Placing industrial wind turbines in schoolyards is hardly the brightest move, given their habit of throwing blades in all directions and collapsing without warning. They’ve also been known to throw massive chunks of ice through roofs and windows – which is what happened at a Massachusetts Community College back in 2018 – luckily no one was killed.
Back in 2013, turbines in schoolyards across the Scottish Highlands were shut down (with many quietly removed) after one of the same kind of turbine unshackled its blades and threw one of them 60m.

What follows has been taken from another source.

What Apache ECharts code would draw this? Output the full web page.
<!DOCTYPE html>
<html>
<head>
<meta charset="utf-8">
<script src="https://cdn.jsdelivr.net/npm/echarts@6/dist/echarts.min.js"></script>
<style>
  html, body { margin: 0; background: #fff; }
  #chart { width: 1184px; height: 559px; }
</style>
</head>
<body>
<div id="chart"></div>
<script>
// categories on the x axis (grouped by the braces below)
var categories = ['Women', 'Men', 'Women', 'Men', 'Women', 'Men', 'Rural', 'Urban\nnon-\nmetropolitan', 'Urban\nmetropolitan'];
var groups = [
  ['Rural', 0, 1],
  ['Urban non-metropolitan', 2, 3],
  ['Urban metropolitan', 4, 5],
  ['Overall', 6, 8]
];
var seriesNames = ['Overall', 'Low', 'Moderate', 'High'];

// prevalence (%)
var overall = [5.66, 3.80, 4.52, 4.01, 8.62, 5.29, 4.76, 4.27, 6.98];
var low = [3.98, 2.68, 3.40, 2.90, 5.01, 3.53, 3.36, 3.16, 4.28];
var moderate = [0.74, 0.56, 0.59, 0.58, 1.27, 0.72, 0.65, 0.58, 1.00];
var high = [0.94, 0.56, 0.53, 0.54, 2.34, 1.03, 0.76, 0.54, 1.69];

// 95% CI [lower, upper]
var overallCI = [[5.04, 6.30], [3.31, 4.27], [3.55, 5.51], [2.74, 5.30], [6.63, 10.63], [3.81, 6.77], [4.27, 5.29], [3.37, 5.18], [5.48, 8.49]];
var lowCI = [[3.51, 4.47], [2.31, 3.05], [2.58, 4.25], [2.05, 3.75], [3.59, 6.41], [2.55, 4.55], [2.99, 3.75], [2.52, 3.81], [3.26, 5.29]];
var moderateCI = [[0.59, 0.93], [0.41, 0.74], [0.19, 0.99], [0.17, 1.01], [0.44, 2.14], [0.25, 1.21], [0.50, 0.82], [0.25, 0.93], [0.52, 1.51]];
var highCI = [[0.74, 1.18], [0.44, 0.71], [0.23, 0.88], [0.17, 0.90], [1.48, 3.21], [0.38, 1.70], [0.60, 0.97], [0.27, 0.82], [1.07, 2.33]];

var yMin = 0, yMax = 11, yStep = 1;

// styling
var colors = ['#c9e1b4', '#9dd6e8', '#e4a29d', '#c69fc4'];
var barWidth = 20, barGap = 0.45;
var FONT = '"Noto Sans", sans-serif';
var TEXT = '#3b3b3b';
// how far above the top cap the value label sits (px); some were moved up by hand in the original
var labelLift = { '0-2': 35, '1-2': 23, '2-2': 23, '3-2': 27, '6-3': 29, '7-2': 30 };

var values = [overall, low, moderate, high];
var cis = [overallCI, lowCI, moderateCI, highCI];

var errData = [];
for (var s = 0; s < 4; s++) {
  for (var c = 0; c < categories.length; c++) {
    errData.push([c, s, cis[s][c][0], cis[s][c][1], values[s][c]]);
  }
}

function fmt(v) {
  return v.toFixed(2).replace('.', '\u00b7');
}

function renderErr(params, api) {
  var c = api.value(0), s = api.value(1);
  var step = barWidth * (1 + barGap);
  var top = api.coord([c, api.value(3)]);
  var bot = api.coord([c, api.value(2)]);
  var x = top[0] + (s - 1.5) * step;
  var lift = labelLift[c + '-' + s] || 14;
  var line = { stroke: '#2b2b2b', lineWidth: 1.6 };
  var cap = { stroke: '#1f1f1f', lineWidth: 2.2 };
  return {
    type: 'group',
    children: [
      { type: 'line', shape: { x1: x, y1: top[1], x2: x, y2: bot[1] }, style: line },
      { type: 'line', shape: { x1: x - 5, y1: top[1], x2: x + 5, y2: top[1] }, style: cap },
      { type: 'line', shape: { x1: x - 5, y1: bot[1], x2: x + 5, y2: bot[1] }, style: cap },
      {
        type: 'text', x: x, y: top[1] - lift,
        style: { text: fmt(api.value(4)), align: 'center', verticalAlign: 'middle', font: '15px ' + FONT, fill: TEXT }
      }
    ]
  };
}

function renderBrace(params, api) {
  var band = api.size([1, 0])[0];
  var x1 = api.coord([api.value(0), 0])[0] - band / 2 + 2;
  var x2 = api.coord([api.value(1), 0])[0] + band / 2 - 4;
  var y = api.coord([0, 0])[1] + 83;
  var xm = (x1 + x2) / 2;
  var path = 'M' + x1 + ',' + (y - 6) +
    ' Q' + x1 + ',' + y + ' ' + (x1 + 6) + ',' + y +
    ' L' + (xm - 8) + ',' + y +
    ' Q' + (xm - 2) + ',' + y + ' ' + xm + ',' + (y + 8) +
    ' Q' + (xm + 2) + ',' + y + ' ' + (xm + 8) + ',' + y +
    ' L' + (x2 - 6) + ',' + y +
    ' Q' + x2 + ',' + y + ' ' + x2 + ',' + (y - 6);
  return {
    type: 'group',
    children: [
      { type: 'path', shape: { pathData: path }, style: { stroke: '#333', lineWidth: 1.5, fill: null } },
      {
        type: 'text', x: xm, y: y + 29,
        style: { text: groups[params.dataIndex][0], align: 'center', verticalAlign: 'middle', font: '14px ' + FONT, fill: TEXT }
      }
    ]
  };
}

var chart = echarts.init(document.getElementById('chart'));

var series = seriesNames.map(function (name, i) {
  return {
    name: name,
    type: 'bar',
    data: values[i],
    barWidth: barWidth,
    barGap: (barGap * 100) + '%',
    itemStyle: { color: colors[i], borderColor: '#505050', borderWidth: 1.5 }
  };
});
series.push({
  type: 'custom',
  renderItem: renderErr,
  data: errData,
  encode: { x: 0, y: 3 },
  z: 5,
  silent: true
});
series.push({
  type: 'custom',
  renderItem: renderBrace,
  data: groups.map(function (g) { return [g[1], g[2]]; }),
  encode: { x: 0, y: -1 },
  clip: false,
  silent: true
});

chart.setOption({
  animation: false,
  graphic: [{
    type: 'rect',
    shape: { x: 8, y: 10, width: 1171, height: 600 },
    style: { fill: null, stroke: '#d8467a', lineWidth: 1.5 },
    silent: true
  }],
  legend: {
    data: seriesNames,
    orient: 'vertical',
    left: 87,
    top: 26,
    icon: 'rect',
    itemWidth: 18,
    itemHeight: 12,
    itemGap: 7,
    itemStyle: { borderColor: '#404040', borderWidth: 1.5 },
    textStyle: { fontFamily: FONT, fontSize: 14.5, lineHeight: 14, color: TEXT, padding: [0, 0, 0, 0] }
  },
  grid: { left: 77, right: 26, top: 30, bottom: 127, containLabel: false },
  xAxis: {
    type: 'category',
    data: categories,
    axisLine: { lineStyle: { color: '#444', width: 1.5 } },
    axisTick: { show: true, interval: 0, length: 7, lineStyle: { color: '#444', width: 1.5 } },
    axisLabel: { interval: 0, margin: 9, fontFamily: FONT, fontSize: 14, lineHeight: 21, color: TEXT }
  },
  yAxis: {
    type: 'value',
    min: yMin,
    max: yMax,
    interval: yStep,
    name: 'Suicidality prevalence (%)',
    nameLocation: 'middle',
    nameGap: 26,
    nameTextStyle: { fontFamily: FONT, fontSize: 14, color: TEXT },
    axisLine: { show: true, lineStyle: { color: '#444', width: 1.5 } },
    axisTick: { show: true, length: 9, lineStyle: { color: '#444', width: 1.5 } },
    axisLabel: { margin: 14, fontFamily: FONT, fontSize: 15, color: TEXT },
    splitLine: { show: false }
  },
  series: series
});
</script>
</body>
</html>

Parents were justifiably horrified at the thought of having one of their precious darlings impaled in the name of ‘green’ energy.
A few years earlier, in 2009, a turbine at a primary school on the Isle of Skye was quietly removed after it disintegrated and threatened the lives and limbs of youngsters.
Following that trend, a few weeks back, a turbine in a schoolyard near Petersburg, Illinois decided to go rogue and do much the same.
The turbine, situated next to the school’s baseball field, started losing its blades after its braking system failed.
Softballers were alerted to the danger and ordered off the field, mid-game. A short while later, gravity did what it does best, and the turbine hit the deck – bringing the turbine’s reign of terror to a spectacular end.
Fortunately, no school kids were harmed in the making of this ‘green’ energy drama. No doubt parents (and the school’s insurer) will be very interested to hear about the principal’s updated Occupational Health & Safety plans – presumably involving the removal of machines that self-destruct without warning.
Welcome to your wind-powered future kids!
PORTA High School Runaway Wind Turbine Collapses
WLDS
Jeremy Coumbes
22 April 2023
A runaway wind turbine at an area high school is on the ground after spinning freely for nearly 24 hours.
Menard County Sheriff’s Deputies, Emergency Response personnel, and school administration officials responded to PORTA High School in Petersburg after the school’s multi-story wind turbine began spinning freely around 4:30 Friday afternoon.
PORTA Superintendent Matt Brue says the large wind turbine that sits at the edge of the school grounds near the baseball field was installed approximately 15 years ago and for many years provided as much as 70% of the school’s electricity [on days when the wind was blowing at the right speed and when the turbine wasn’t broken down].
Brue says the turbine has been shut down for the last two years however as parts were becoming more difficult to obtain for the older turbine. He says the system that kept the blades from spinning in the wind failed Friday afternoon.
“When it’s shut down, there’s a braking system that would let it rotate real slowly on occasion but not very much, and this was full-on spinning. So the braking system wasn’t working and there was no way to get it to stop. So we cleared the area yesterday afternoon and police and school staff were on site all day and night watching it.
It made it through the night but then this morning we started losing some of the blades on it. They started breaking and coming apart and it didn’t fly far or anything, it was all contained right there locally so that was a great thing as well. Once that happened it slowed down quite a bit and then the tower itself failed at about four o’clock this afternoon.”
The PORTA girls’ softball game that was taking place near the turbine was postponed in the 3rd inning Friday as school and county officials cleared the area out of an abundance of caution.
A wind turbine technician was called in and Brue says the tech team had a plan for how to lock out the turbine but it could not be done while the blades were spinning. He said they had hoped the winds would have calmed long enough to allow the team to ascend the tower but the wind never slowed down enough.
Menard County Chief Deputy Sheriff Ben Hollis said he received the call that the turbine tower had failed near the bottom causing the tower to bend and the turbine to fall to the ground at 3:40 Saturday afternoon.
Brue says the school district already had a plan in place to do away with the old turbine after recent inquiries into having it repaired were unsuccessful.
“A couple years now it’s been down and we’ve been trying to get companies to come in and work on it but it’s an older turbine and it’s kind of obsolete. We were actually going to decommission it this summer and have it taken down and hauled away. It was at the end of its useful life for us and so that process was already in motion.”
Luckily, no one was injured when the tower fell. Brue praised the first responders that were on scene throughout the course of the event saying they did a great job.
He says both school and emergency officials are keeping the area around the tower clear of the public as the tower is still connected at the point it fractured. He says they are working on a plan to get it the rest of the way down so it is safe, and the demo process can be undertaken.
WLDS

“Component Liberation” and wind turbine hazards such as fire or blades spinning out of control is terrifying for isolated rural dwellers. It’s dark outside, perhaps stormy, with strange noises, clunks and bangs from the wind farm, with no warning or notification you have been and are abandoned. Quietly removing wind turbines away from suffering families, including the ‘gagged’ would answer a few prayers.
Reblogged this on whatyareckon and commented:
Wind Turbines are the result of political hot wind!!!!
Placing these things close to where people are likely to be, especially kids, is idiotic.